Supporting interactivity as an integral design objective of a network protocol implies emphasizing UDP-like low-latency delivery at the cost of admitting occasionally unreliable packet delivery. Reliability mechanisms available to network protocols, like retransmission-based ARQ protocols and forward error correction (FEC), add latency. This added delay far exceeds the interactive latency bound during typical fades (1% BER), as quantified in my thesis. Real-time applications on the Internet today, such as interactive video conferencing, already forego TCP delivery - even in the absence of a wireless link - primarily because of latency concerns with TCP. To have any hope of achieving delivery within the interactive latency bound, one must back off of the guarantee of total reliability and instead tolerate some unreliable packet delivery.
Tolerating unreliable packet delivery implies tolerating packet loss, but more subtly it also provides for tolerating packet corruption. The traditional approach to networking is motivated by Shannon's separation theorem, which states that end-to-end distortion is minimized when images are compressed as aggressively as possible, and network protocols are left separately to provide as much error protection as is necessary to achieve the distortion target. However, Shannon's separation theorem assumes that 1) compression/decompression engines, as well as error coding/decoding algorithms, have unlimited time in which to execute 2) that these codecs are allowed to have unlimited complexity, and 3) that the statistics of the source/image and channel/network are stationary. Clearly, the delay limits imposed by interactivity violate assumption 1). The complexity of image codecs and error codecs can also be limited, e.g. on PDA's, thereby violating assumption 2). Moreover, wireless channels are highly nonstationary, violating assumption 3). In place of Shannon's separation theorem, there is a large body of literature known as joint source/channel coding (JSCC), which provides counterexamples to show that end-to-end distortion in a delay-limited/complexity-limited system can be minimized be sharing information about network statistics with the image codecs, and by sharing information about the image statistics with the error codec. For example, JSCC advocates that image codecs practice error-resilient coding that tolerates bit errors, instead of the traditional approach of aggressive compression. JSCC also advocates that error codecs/protocols practice unequal error protection and forwarding of corrupt packets by network protocols, rather than uniformly aggressive FEC and discarding of all corrupt packets by ARQ protocols.

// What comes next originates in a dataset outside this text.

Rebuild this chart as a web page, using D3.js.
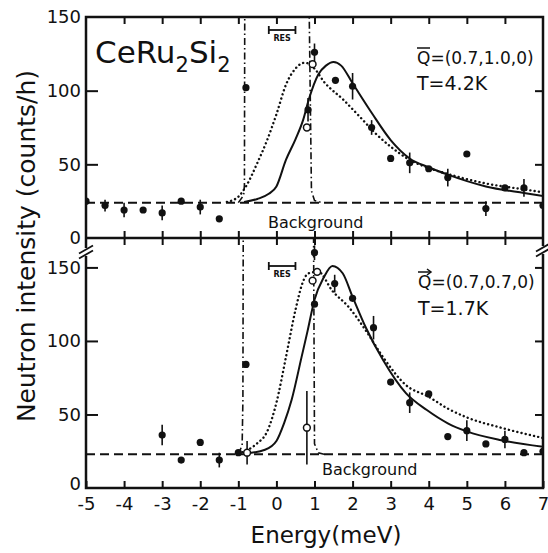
<!DOCTYPE html>
<html>
<head>
<meta charset="utf-8">
<script src="https://cdn.jsdelivr.net/npm/d3@7"></script>
<style>
  html, body { margin: 0; padding: 0; background: #fff; }
  svg { display: block; }
  text { font-family: "DejaVu Sans", "Noto Sans", sans-serif; fill: #111; }
</style>
</head>
<body>
<svg id="chart" width="548" height="553"></svg>
<script>
// ---- axis ticks ----
const energyTicks = d3.range(-5, 8);            // meV
const intensityTicks = [0, 50, 100, 150];        // counts/h

// ---- upper panel: Q = (0.7, 1.0, 0), T = 4.2 K ----
// [energy, intensity, error]
const upperFilled = [
  [-5.0, 25, 0], [-4.5, 22, 4], [-4.0, 19, 5], [-3.5, 19, 0], [-3.0, 17, 5],
  [-2.5, 25, 0], [-2.0, 21, 5], [-1.5, 13, 0], [-0.8, 102, 0], [0.83, 87, 8],
  [1.0, 126, 6], [1.55, 107, 0], [2.0, 103, 9], [2.5, 75, 5], [3.0, 54, 0],
  [3.5, 51, 7], [4.0, 47, 0], [4.5, 41, 6], [5.0, 57, 0], [5.5, 20, 5],
  [6.0, 34, 0], [6.5, 34, 6], [7.0, 22, 0]
];
const upperOpen = [[0.8, 75, 0], [0.95, 118, 0]];
const upperFit = [
  [-0.85, 24.5], [-0.5, 26.5], [-0.2, 30], [0, 35], [0.25, 53], [0.5, 67],
  [0.7, 80], [0.85, 94], [1.1, 111], [1.3, 117], [1.5, 119.5], [1.7, 117],
  [2.0, 105], [2.5, 85], [3.0, 66.5], [3.5, 54], [4.0, 48], [4.5, 43],
  [5.5, 35], [6.5, 30.5], [7.0, 28.5]
];
const upperModel = [
  [-1.3, 24.5], [-1.0, 28], [-0.8, 35], [-0.5, 51], [-0.25, 66], [0, 84],
  [0.25, 104], [0.5, 115], [0.75, 119], [1.0, 115], [1.25, 106], [1.75, 94],
  [2.2, 82], [2.6, 71], [3.0, 62], [3.5, 53], [4.0, 47.5], [4.5, 43.5],
  [5.5, 37], [6.5, 33], [7.0, 31]
];
const upperElastic = [
  [-1.0, 24], [-0.86, 29], [-0.84, 36], [-0.82, 320],
  [0.78, 320], [0.92, 32], [1.0, 25.5], [1.2, 24]
];
const upperBackground = 24;

// ---- lower panel: Q = (0.7, 0.7, 0), T = 1.7 K ----
const lowerFilled = [
  [-3.0, 36, 7], [-2.5, 19, 0], [-2.0, 31, 0], [-1.5, 19, 5], [-1.0, 24, 0],
  [-0.8, 84, 0], [1.0, 160, 5], [1.0, 125, 0], [1.53, 139, 6], [2.0, 129, 0],
  [2.55, 109, 8], [3.0, 72, 0], [3.5, 58, 7], [4.0, 64, 0], [4.5, 35, 0],
  [5.0, 39, 7], [5.5, 30, 0], [6.0, 33, 6], [6.5, 24, 0], [7.0, 25, 0]
];
const lowerOpen = [[-0.77, 24, 8], [0.8, 41, 25], [0.95, 141, 0], [1.07, 147, 0]];
const lowerFit = [
  [-0.8, 23.5], [-0.3, 26], [0, 32], [0.2, 44], [0.4, 60], [0.66, 89],
  [0.82, 107], [1.0, 128], [1.24, 143], [1.47, 151], [1.74, 146], [2.0, 130],
  [2.35, 109], [2.8, 87], [3.4, 64.5], [3.95, 53], [4.5, 44], [5.0, 38.5],
  [5.9, 32.5], [7.0, 28]
];
const lowerModel = [
  [-1.0, 23.5], [-0.75, 26], [-0.5, 30.5], [-0.25, 38], [0, 58], [0.25, 89],
  [0.5, 121], [0.68, 139], [0.84, 146], [1.1, 147], [1.47, 134], [1.9, 123],
  [2.35, 107], [2.8, 89], [3.4, 70], [4.0, 62], [4.5, 54], [5.0, 48],
  [5.9, 41], [7.0, 34]
];
const lowerElastic = [
  [-1.0, 23], [-0.9, 29], [-0.88, 60], [-0.86, 320],
  [0.95, 320], [1.0, 30], [1.1, 24], [1.25, 23]
];
const lowerBackground = 23;

// instrumental resolution bar (meV)
const resolution = [-0.2, 0.5];

// ---- layout ----
const svg = d3.select("#chart");
const left = 86, right = 543;
const topY = 17, midY = 238, bottomY = 488;
const ink = "#111";

const x = d3.scaleLinear().domain([-5, 7]).range([left, right]);
const yUpper = d3.scaleLinear().domain([0, 150]).range([midY, topY]);
const yLower = d3.scaleLinear().domain([0, 170]).range([bottomY, midY]);

const defs = svg.append("defs");
defs.append("clipPath").attr("id", "clipUpper")
  .append("rect").attr("x", left).attr("y", topY).attr("width", right - left).attr("height", midY - topY);
defs.append("clipPath").attr("id", "clipLower")
  .append("rect").attr("x", left).attr("y", midY).attr("width", right - left).attr("height", bottomY - midY);

function styleAxis(g, fontSize) {
  g.select(".domain").remove();
  g.selectAll(".tick line").attr("stroke", ink).attr("stroke-width", 2);
  g.selectAll(".tick text").attr("font-size", fontSize).attr("fill", ink)
    .style("font-family", '"DejaVu Sans", sans-serif');
}

// energy axis ticks: bottom (labelled, pointing up), middle (both sides), top (down)
svg.append("g").attr("transform", `translate(0,${bottomY})`)
  .call(d3.axisBottom(x).tickValues(energyTicks).tickSizeInner(-7).tickSizeOuter(0).tickPadding(9)
    .tickFormat(d => d < 0 ? "-" + Math.abs(d) : d))
  .call(g => styleAxis(g, 18));

svg.append("g").attr("transform", `translate(0,${midY})`)
  .call(d3.axisBottom(x).tickValues(energyTicks.slice(1, -1)).tickSizeInner(-7).tickSizeOuter(0).tickFormat(""))
  .call(g => styleAxis(g, 0));
svg.append("g").attr("transform", `translate(0,${midY})`)
  .call(d3.axisTop(x).tickValues(energyTicks.slice(1, -1)).tickSizeInner(-7).tickSizeOuter(0).tickFormat(""))
  .call(g => styleAxis(g, 0));
svg.append("g").attr("transform", `translate(0,${topY})`)
  .call(d3.axisTop(x).tickValues(energyTicks.slice(1, -1)).tickSizeInner(-7).tickSizeOuter(0).tickFormat(""))
  .call(g => styleAxis(g, 0));

// intensity axes, left (labelled) and right
[[yUpper, intensityTicks], [yLower, intensityTicks]].forEach(([y, ticks]) => {
  svg.append("g").attr("transform", `translate(${left},0)`)
    .call(d3.axisLeft(y).tickValues(ticks).tickSizeInner(-12).tickSizeOuter(0).tickPadding(5))
    .call(g => styleAxis(g, 18))
    .call(g => g.selectAll(".tick").filter(d => d === 0).select("line").remove())
    .call(g => g.selectAll(".tick").filter(d => d === 150 && y === yUpper).select("line").remove())
    .call(g => { if (y === yLower) g.selectAll(".tick").filter(d => d === 0).select("text").attr("dy", "0.1em"); });
  svg.append("g").attr("transform", `translate(${right},0)`)
    .call(d3.axisRight(y).tickValues(ticks.filter(t => t > 0 && !(t === 150 && y === yUpper)))
      .tickSizeInner(-8).tickSizeOuter(0).tickFormat(""))
    .call(g => styleAxis(g, 0));
});

// frame
const frame = svg.append("g").attr("stroke", ink).attr("stroke-width", 2.5).attr("fill", "none");
frame.append("rect").attr("x", left).attr("y", topY).attr("width", right - left).attr("height", bottomY - topY);
frame.append("line").attr("x1", left).attr("x2", right).attr("y1", midY).attr("y2", midY);

// axis break marks
function breakMark(cx, cy) {
  const g = svg.append("g");
  g.append("rect").attr("x", cx - 3).attr("y", cy - 4).attr("width", 6).attr("height", 8).attr("fill", "#fff");
  [-2.5, 2.5].forEach(o => g.append("line")
    .attr("x1", cx - 7).attr("y1", cy + 4 + o).attr("x2", cx + 7).attr("y2", cy - 4 + o)
    .attr("stroke", ink).attr("stroke-width", 1.8));
}
breakMark(left, 252);
breakMark(right, 250);

// ---- panels ----
function drawPanel(y, clip, data) {
  const g = svg.append("g").attr("clip-path", `url(#${clip})`);
  const line = d3.line().x(d => x(d[0])).y(d => y(d[1])).curve(d3.curveMonotoneX);
  const straight = d3.line().x(d => x(d[0])).y(d => y(d[1]));

  // background
  g.append("line").attr("x1", x(-5)).attr("x2", x(7))
    .attr("y1", y(data.background)).attr("y2", y(data.background))
    .attr("stroke", ink).attr("stroke-width", 2).attr("stroke-dasharray", "9,5");

  // elastic (resolution-limited) contribution
  g.append("path").attr("d", straight(data.elastic)).attr("fill", "none")
    .attr("stroke", ink).attr("stroke-width", 1.6).attr("stroke-dasharray", "7,3,1.5,3");

  // model (dotted) and fit (solid)
  g.append("path").attr("d", line(data.model)).attr("fill", "none")
    .attr("stroke", ink).attr("stroke-width", 2.4).attr("stroke-linecap", "round")
    .attr("stroke-dasharray", "0.1,4.2");
  g.append("path").attr("d", line(data.fit)).attr("fill", "none")
    .attr("stroke", ink).attr("stroke-width", 2);

  // error bars
  const all = data.filled.concat(data.open).filter(d => d[2] > 0);
  g.selectAll(".err").data(all).join("line")
    .attr("x1", d => x(d[0])).attr("x2", d => x(d[0]))
    .attr("y1", d => y(d[1] - d[2])).attr("y2", d => y(d[1] + d[2]))
    .attr("stroke", ink).attr("stroke-width", 1.6);

  g.selectAll(".pt").data(data.filled).join("circle")
    .attr("cx", d => x(d[0])).attr("cy", d => y(d[1])).attr("r", 3.6).attr("fill", ink);
  g.selectAll(".op").data(data.open).join("circle")
    .attr("cx", d => x(d[0])).attr("cy", d => y(d[1])).attr("r", 3.4)
    .attr("fill", "#fff").attr("stroke", ink).attr("stroke-width", 1.5);
}

drawPanel(yUpper, "clipUpper", {
  filled: upperFilled, open: upperOpen, fit: upperFit, model: upperModel,
  elastic: upperElastic, background: upperBackground
});
drawPanel(yLower, "clipLower", {
  filled: lowerFilled, open: lowerOpen, fit: lowerFit, model: lowerModel,
  elastic: lowerElastic, background: lowerBackground
});

// resolution bars
function resBar(yPix) {
  const g = svg.append("g").attr("stroke", ink).attr("stroke-width", 1.8);
  const x0 = x(resolution[0]), x1 = x(resolution[1]);
  g.append("line").attr("x1", x0).attr("x2", x1).attr("y1", yPix).attr("y2", yPix);
  g.append("line").attr("x1", x0).attr("x2", x0).attr("y1", yPix - 4).attr("y2", yPix + 4);
  g.append("line").attr("x1", x1).attr("x2", x1).attr("y1", yPix - 4).attr("y2", yPix + 4);
  svg.append("text").attr("x", (x0 + x1) / 2).attr("y", yPix + 11).attr("text-anchor", "middle")
    .attr("font-size", 8).attr("font-weight", "bold").text("RES");
}
resBar(30);
resBar(266);

// ---- labels ----
const title = svg.append("text").attr("x", 95).attr("y", 63).attr("font-size", 31);
title.append("tspan").text("CeRu");
title.append("tspan").attr("font-size", 21).attr("dy", 9).text("2");
title.append("tspan").attr("dy", -9).text("Si");
title.append("tspan").attr("font-size", 21).attr("dy", 9).text("2");

function qLabel(xPix, yPix, text, arrow) {
  svg.append("text").attr("x", xPix).attr("y", yPix).attr("font-size", 17).text(text);
  const g = svg.append("g").attr("stroke", ink).attr("stroke-width", 1.5).attr("fill", "none");
  g.append("line").attr("x1", xPix).attr("x2", xPix + 13).attr("y1", yPix - 16).attr("y2", yPix - 16);
  if (arrow) g.append("path").attr("d", `M${xPix + 9},${yPix - 19} L${xPix + 13},${yPix - 16} L${xPix + 9},${yPix - 13}`);
}
qLabel(417, 64, "Q=(0.7,1.0,0)", false);
svg.append("text").attr("x", 417).attr("y", 90).attr("font-size", 19).text("T=4.2K");
qLabel(418, 288, "Q=(0.7,0.7,0)", true);
svg.append("text").attr("x", 418).attr("y", 315).attr("font-size", 19).text("T=1.7K");

svg.append("text").attr("x", 268).attr("y", 228).attr("font-size", 16).text("Background");
svg.append("text").attr("x", 322).attr("y", 475).attr("font-size", 16).text("Background");

// axis titles
svg.append("text").attr("x", 326).attr("y", 543).attr("text-anchor", "middle")
  .attr("font-size", 23).text("Energy(meV)");
svg.append("text").attr("transform", "translate(35,246) rotate(-90)")
  .attr("text-anchor", "middle").attr("font-size", 25).text("Neutron intensity (counts/h)");
</script>
</body>
</html>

An end-to-end protocol which directly forwards all received packets to the receiving application is incomplete. The quality of the received packets will fluctuate directly with the quality of the wireless channel. Rather, such a protocol should be designed to provide packet versions that are progressively more reliable to the receiving application. Each packet version can be ensured to be statistically more error-free than previously delivered versions of the same packet by an FEC technique called code combining. In its most general form, code combining caches all retransmitted versions of a packet that are received and combines this packet history to reconstruct packet versions that have fewer and fewer bit errors. Incorporating the mechanism of progressive reliability with the concept of forwarding possibly noisy packets forms the basis for the Leaky ARQ protocol.